Thursday, August 30, 2012

Warning: Never Multi-Task in Front of the Children!

Children learn by example. They watch our every move and listen to every word (especially when we think they aren’t!). So we, as parents, need to examine our own behavior and attitudes.
I saw last week on a news program that today’s teenagers are masters of multi-tasking. They engage in multiple text conversations and listen to music and play video games and work on homework. All at the same time! Many teens say they can’t even do homework without these other activities going on.
I’m shocked…and scared for our kids. As a young mother of five, I prided myself on being able to accomplish multiple tasks.
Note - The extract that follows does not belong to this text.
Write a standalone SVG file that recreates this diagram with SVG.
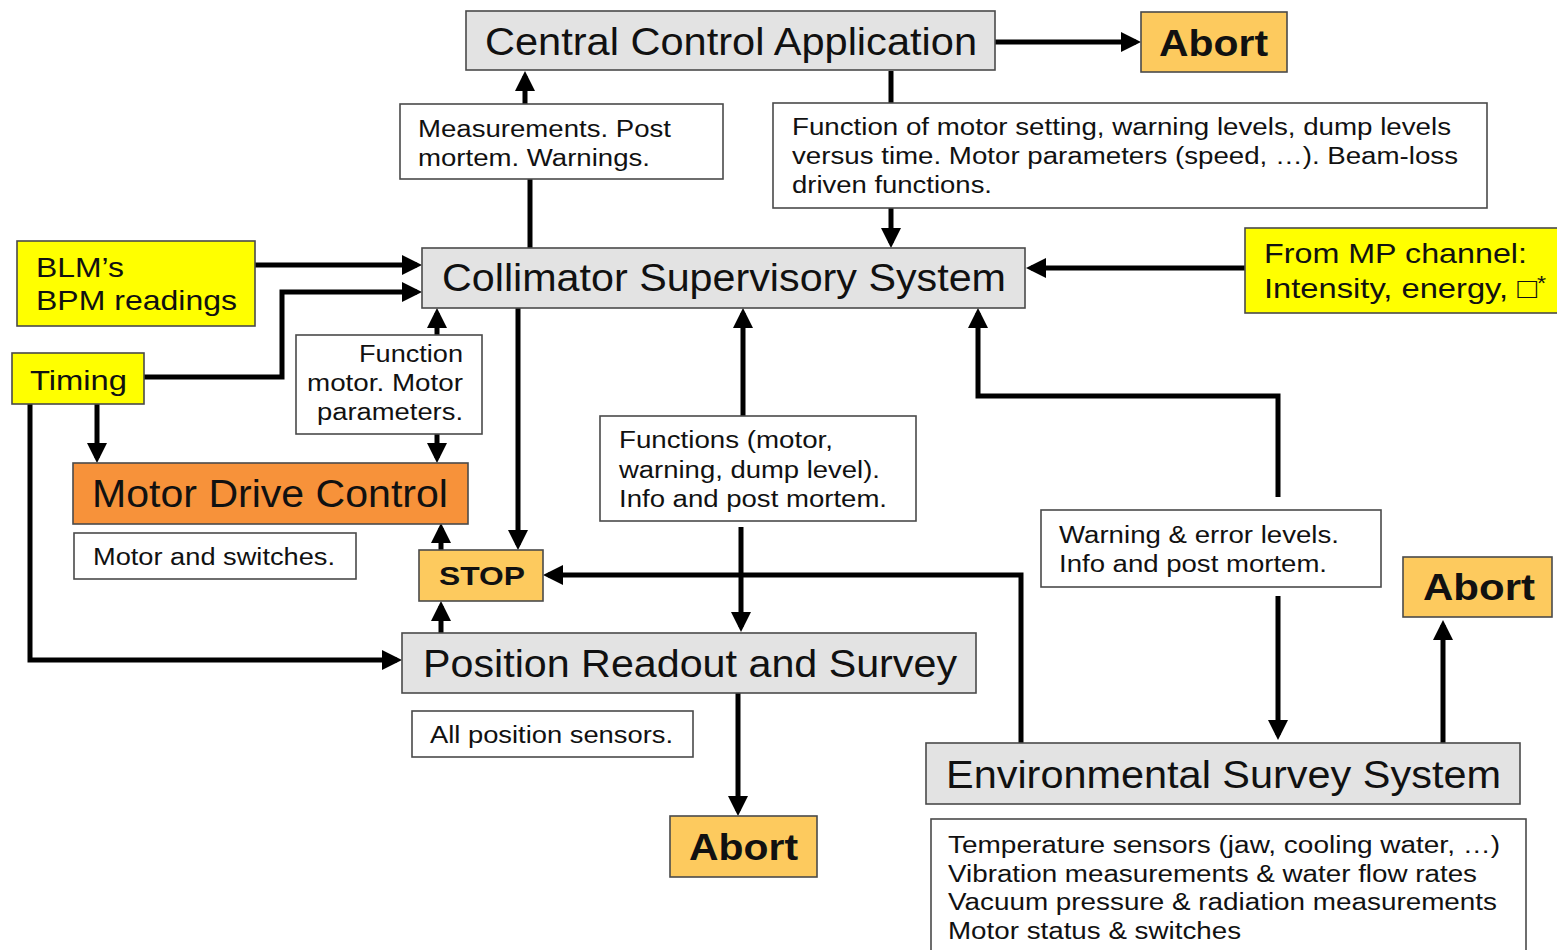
<svg xmlns="http://www.w3.org/2000/svg" width="1557" height="950" viewBox="0 0 1557 950">
<defs>
<style>
.box{stroke:#4a4a4a;stroke-width:1.6}
.gray{fill:#e3e3e3}
.white{fill:#ffffff}
.yellow{fill:#ffff00}
.amber{fill:#fdca5e}
.orange{fill:#f7923a}
text{font-family:"Liberation Sans",Arial,Helvetica,sans-serif;fill:#111111}
.big{font-size:38px}
.mid{font-size:28px}
.small{font-size:23px}
.bold{font-size:36px;font-weight:bold}
.stop{font-size:26px;font-weight:bold}
.conn{fill:none;stroke:#000000;stroke-width:5;stroke-linejoin:miter}
</style>
<marker id="ah" markerUnits="userSpaceOnUse" markerWidth="20" markerHeight="20" refX="15" refY="10" orient="auto">
<path d="M0,0 L20,10 L0,20 z" fill="#000000"/>
</marker>
</defs>
<rect width="1557" height="950" fill="#ffffff"/>

<g id="connectors">
<path class="conn" d="M995,42 L1136,42" marker-end="url(#ah)"/>
<path class="conn" d="M530,248 L530,179"/>
<path class="conn" d="M525,104 L525,76" marker-end="url(#ah)"/>
<path class="conn" d="M891,71 L891,103"/>
<path class="conn" d="M891,208 L891,243" marker-end="url(#ah)"/>
<path class="conn" d="M250,265 L417,265" marker-end="url(#ah)"/>
<path class="conn" d="M143,377 L282,377 L282,292 L417,292" marker-end="url(#ah)"/>
<path class="conn" d="M97,404 L97,458" marker-end="url(#ah)"/>
<path class="conn" d="M30,404 L30,660 L397,660" marker-end="url(#ah)"/>
<path class="conn" d="M1245,268 L1031,268" marker-end="url(#ah)"/>
<path class="conn" d="M437,335 L437,313" marker-end="url(#ah)"/>
<path class="conn" d="M437,434 L437,458" marker-end="url(#ah)"/>
<path class="conn" d="M518,308 L518,545" marker-end="url(#ah)"/>
<path class="conn" d="M441,550 L441,528" marker-end="url(#ah)"/>
<path class="conn" d="M441,633 L441,606" marker-end="url(#ah)"/>
<path class="conn" d="M743,416 L743,313" marker-end="url(#ah)"/>
<path class="conn" d="M741,527 L741,627" marker-end="url(#ah)"/>
<path class="conn" d="M1021,743 L1021,575 L548,575" marker-end="url(#ah)"/>
<path class="conn" d="M1278,497 L1278,396 L978,396 L978,313" marker-end="url(#ah)"/>
<path class="conn" d="M1278,596 L1278,735" marker-end="url(#ah)"/>
<path class="conn" d="M1443,743 L1443,625" marker-end="url(#ah)"/>
<path class="conn" d="M738,693 L738,811" marker-end="url(#ah)"/>
</g>

<g id="central-control-application">
<rect class="box gray" x="466" y="11" width="529" height="59"/>
<text class="big" x="485" y="55" textLength="492" lengthAdjust="spacingAndGlyphs">Central Control Application</text>
</g>
<g id="abort-top">
<rect class="box amber" x="1141" y="12" width="146" height="60"/>
<text class="bold" x="1159" y="56" textLength="109" lengthAdjust="spacingAndGlyphs">Abort</text>
</g>
<g id="label-measurements">
<rect class="box white" x="400" y="104" width="323" height="75"/>
<text class="small" x="418" y="137" textLength="253" lengthAdjust="spacingAndGlyphs">Measurements. Post</text>
<text class="small" x="418" y="166" textLength="232" lengthAdjust="spacingAndGlyphs">mortem. Warnings.</text>
</g>
<g id="label-function-of-motor-setting">
<rect class="box white" x="773" y="103" width="714" height="105"/>
<text class="small" x="792" y="135" textLength="659" lengthAdjust="spacingAndGlyphs">Function of motor setting, warning levels, dump levels</text>
<text class="small" x="792" y="164" textLength="666" lengthAdjust="spacingAndGlyphs">versus time. Motor parameters (speed, …). Beam-loss</text>
<text class="small" x="792" y="193" textLength="200" lengthAdjust="spacingAndGlyphs">driven functions.</text>
</g>
<g id="collimator-supervisory-system">
<rect class="box gray" x="422" y="248" width="603" height="60"/>
<text class="big" x="442" y="291" textLength="564" lengthAdjust="spacingAndGlyphs">Collimator Supervisory System</text>
</g>
<g id="blm-bpm">
<rect class="box yellow" x="17" y="241" width="238" height="85"/>
<text class="mid" x="36" y="277" textLength="88" lengthAdjust="spacingAndGlyphs">BLM’s</text>
<text class="mid" x="36" y="310" textLength="201" lengthAdjust="spacingAndGlyphs">BPM readings</text>
</g>
<g id="mp-channel">
<rect class="box yellow" x="1245" y="228" width="330" height="85"/>
<text class="mid" x="1264" y="263" textLength="263" lengthAdjust="spacingAndGlyphs">From MP channel:</text>
<text class="mid" x="1264" y="298" textLength="282" lengthAdjust="spacingAndGlyphs">Intensity, energy, □<tspan dy="-8" font-size="20">*</tspan></text>
</g>
<g id="timing">
<rect class="box yellow" x="12" y="353" width="132" height="51"/>
<text class="mid" x="30" y="390" textLength="97" lengthAdjust="spacingAndGlyphs">Timing</text>
</g>
<g id="label-function-motor">
<rect class="box white" x="296" y="335" width="186" height="99"/>
<text class="small" x="463" y="362" text-anchor="end" textLength="104" lengthAdjust="spacingAndGlyphs">Function</text>
<text class="small" x="463" y="391" text-anchor="end" textLength="156" lengthAdjust="spacingAndGlyphs">motor. Motor</text>
<text class="small" x="463" y="420" text-anchor="end" textLength="146" lengthAdjust="spacingAndGlyphs">parameters.</text>
</g>
<g id="motor-drive-control">
<rect class="box orange" x="73" y="463" width="395" height="61"/>
<text class="big" x="92" y="507" textLength="356" lengthAdjust="spacingAndGlyphs">Motor Drive Control</text>
</g>
<g id="label-motor-switches">
<rect class="box white" x="74" y="533" width="282" height="46"/>
<text class="small" x="93" y="565" textLength="242" lengthAdjust="spacingAndGlyphs">Motor and switches.</text>
</g>
<g id="stop">
<rect class="box amber" x="419" y="550" width="124" height="51"/>
<text class="stop" x="439" y="585" textLength="86" lengthAdjust="spacingAndGlyphs">STOP</text>
</g>
<g id="label-functions">
<rect class="box white" x="600" y="416" width="316" height="105"/>
<text class="small" x="619" y="448" textLength="214" lengthAdjust="spacingAndGlyphs">Functions (motor,</text>
<text class="small" x="619" y="478" textLength="261" lengthAdjust="spacingAndGlyphs">warning, dump level).</text>
<text class="small" x="619" y="507" textLength="268" lengthAdjust="spacingAndGlyphs">Info and post mortem.</text>
</g>
<g id="position-readout-survey">
<rect class="box gray" x="402" y="633" width="574" height="60"/>
<text class="big" x="423" y="677" textLength="534" lengthAdjust="spacingAndGlyphs">Position Readout and Survey</text>
</g>
<g id="label-all-position-sensors">
<rect class="box white" x="412" y="711" width="281" height="46"/>
<text class="small" x="430" y="743" textLength="243" lengthAdjust="spacingAndGlyphs">All position sensors.</text>
</g>
<g id="abort-bottom">
<rect class="box amber" x="670" y="816" width="147" height="61"/>
<text class="bold" x="689" y="860" textLength="109" lengthAdjust="spacingAndGlyphs">Abort</text>
</g>
<g id="label-warning-error">
<rect class="box white" x="1041" y="510" width="340" height="77"/>
<text class="small" x="1059" y="543" textLength="280" lengthAdjust="spacingAndGlyphs">Warning &amp; error levels.</text>
<text class="small" x="1059" y="572" textLength="268" lengthAdjust="spacingAndGlyphs">Info and post mortem.</text>
</g>
<g id="abort-right">
<rect class="box amber" x="1403" y="557" width="149" height="60"/>
<text class="bold" x="1423" y="600" textLength="112" lengthAdjust="spacingAndGlyphs">Abort</text>
</g>
<g id="environmental-survey-system">
<rect class="box gray" x="926" y="743" width="594" height="61"/>
<text class="big" x="946" y="788" textLength="555" lengthAdjust="spacingAndGlyphs">Environmental Survey System</text>
</g>
<g id="label-environmental-sensors">
<rect class="box white" x="931" y="819" width="595" height="145"/>
<text class="small" x="948" y="853" textLength="552" lengthAdjust="spacingAndGlyphs">Temperature sensors (jaw, cooling water, …)</text>
<text class="small" x="948" y="882" textLength="529" lengthAdjust="spacingAndGlyphs">Vibration measurements &amp; water flow rates</text>
<text class="small" x="948" y="910" textLength="549" lengthAdjust="spacingAndGlyphs">Vacuum pressure &amp; radiation measurements</text>
<text class="small" x="948" y="939" textLength="293" lengthAdjust="spacingAndGlyphs">Motor status &amp; switches</text>
</g>
</svg>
Heck, I could make dinner while bouncing a baby in my backpack, quizzing one kid on multiplication facts, and participating in a spirited game of    I Spy with the other three! Did I feel good about being with my kids and getting dinner on the table? You betcha! But did I do my best at any of those tasks mentioned? No way. And that made me feel a little frustrated at the end of the day.
Take that situation and multiply by 100 to get a glimpse of what our teens (and even younger kids) are experiencing. Imagine not ever really concentrating on the thing at hand. Always keeping ears perked for that magic little tone with a message that indicates something is going on somewhere else that’s probably better than what you’re doing. Never experiencing that feeling of putting all of one’s self into an effort, a project, a conversation or … a prayer.  
I think I can rein myself in when it comes to preoccupation with gadgets, but I want my kids to understand this, too. So, I have made a decision. I will keep cell phones in a basket by the door when my kids come home for the evening. Sure, they can check once or twice to see if any emergency requires a response, but the rest can wait until the next day.
I’d like them to be present during our time together. How much more valued will our loved ones feel if we give them all of our attention when we’re with them? How much better will grades become when the work in front of a student is the main thing on his mind? And how much more interesting would conversations be if they consisted of more than abbreviated answers in the form of text messages?
None of this can happen with my kids unless I also embrace the motto: NO MORE MULTI-TASKING! I will turn off that cell phone and put down that i-pad when my family is around. I hope to set an example by being totally present in my interactions with loved ones, friends, neighbors, and most importantly, God…. Join me?

Monday, August 13, 2012

Latham Family Adventures: Grass Houses

     I’ll remind you here, reader, that we Lathams weren’t exactly country folk before we moved to the country! Our land was beautiful. It was mostly wooded, but a few acres were open pasture. Some people would have thought of using the pasture for livestock. Not us. We immediately set up a backstop in one corner for baseball and softball games. The rest of the field was left as a giant, meadowy playground for the kids.
     This pasture was where the Little Lathams played a game which they called Grass Houses. I remember the day they invented the game. It was springtime. I was mowing along our driveway beside the pasture. The grass in the field was new, but it was already 18 inches tall. On a whim, I pushed the mower into the tall growth. It was quite easy to cut. I knew the children liked to pick flowers and explore in the field, so it seemed like a good idea to make a path. I set out through the field. I made a few curving, crisscrossing trails and came out the other side.
     The children loved the maze. They ran laughing and chasing one another. Then things grew quiet. I looked out and saw that they had spread out in different directions across the field. Heads down, they were each working on something. That’s when I saw that they had raided our supply of picnic blankets. Each child used an old wool blanket to flatten the grass to make a place to sit. These little cleared spots became their houses. They were spaced out along the pathways. There weren’t any furnishings in the grass houses. The fun came with travelling around the trails to visit one another. As the days passed, the game evolved. Sometimes a picnic lunch was in order. Other times, the game turned exciting when there was a monster or bad guy loose! Then, the kids ran screaming to each other’s houses for safety.
     As spring turned to summer, the field kept growing and I kept the pathway mowed. This made the grass houses even better. I could barely see the tops of the kids’ heads as they played in the field. They were completely hidden when they sat on their blankets surrounded by the tall grass walls.
     All in all, it was a fun game. And,yes, there were times when I wished we had more farming experience. But if we had to do it over, I’d choose baseball games and grass houses in that field over a few head of cattle any day!